1b. We'll scale the artwork to fit the fingerboard size on your bass. Since the inlay work is done completely by hand, it won't be a problem.
2. If you've got a specific brand or gauge of string you want used, just send me a set and we'll make the bass to suit those strings. This is especially important in England where it seems 45s are considered heavy gauges. Enlarging the slots is easily done by a professional, but if you want the strings much smaller than originally supplied, you'll need a new nut, new saddles, and a professional setup.
Without instructions otherwise, we set up with very low action, then raise it so most players can use it. We want to know it will play low, as raising is simple if you've undershot it.
3. The 4-string Mark King averages just shy of 15 - of course it does depend on the neck width.

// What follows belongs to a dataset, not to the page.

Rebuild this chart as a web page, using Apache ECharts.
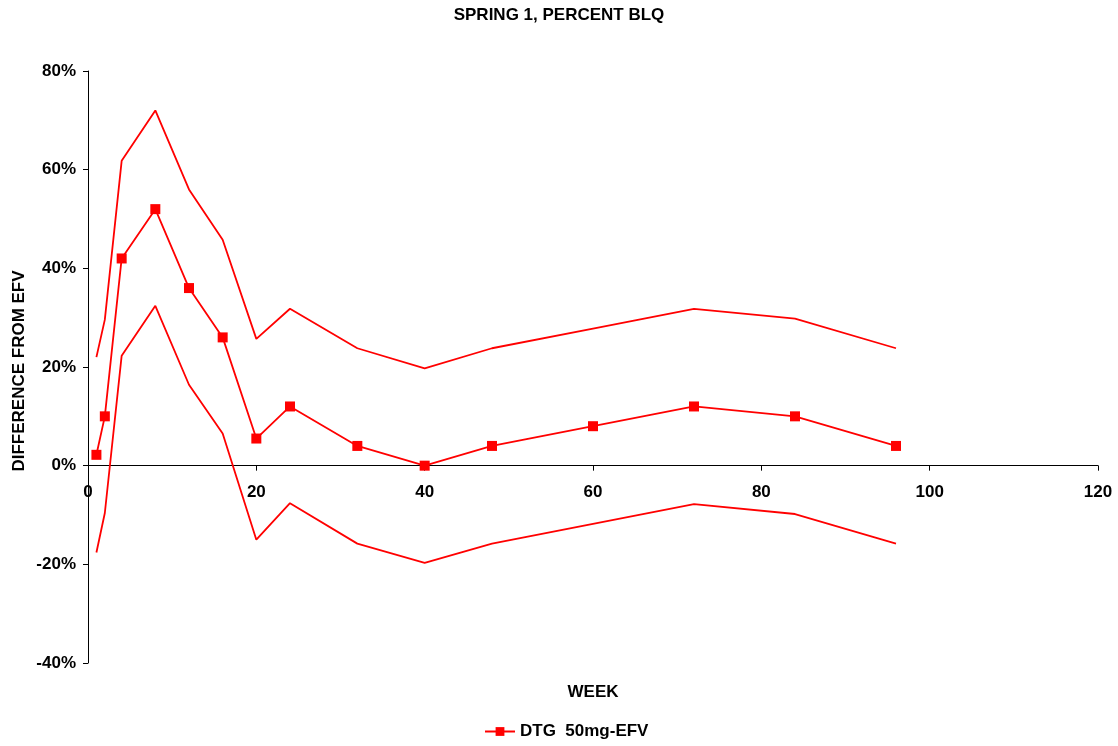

4. As reported above, the fingerboards are left unfinished, including the sides. Bronze, silver and aluminum all will tarnish some. The aluminum tarnishes the least and will usually not show becuase even casually wiping with your finger removes it. If the silver or bronze dots get very tarnished, a light sanding along the edge will expose a fresh untarnished surface. Hey - LEDs won't tarnish at all.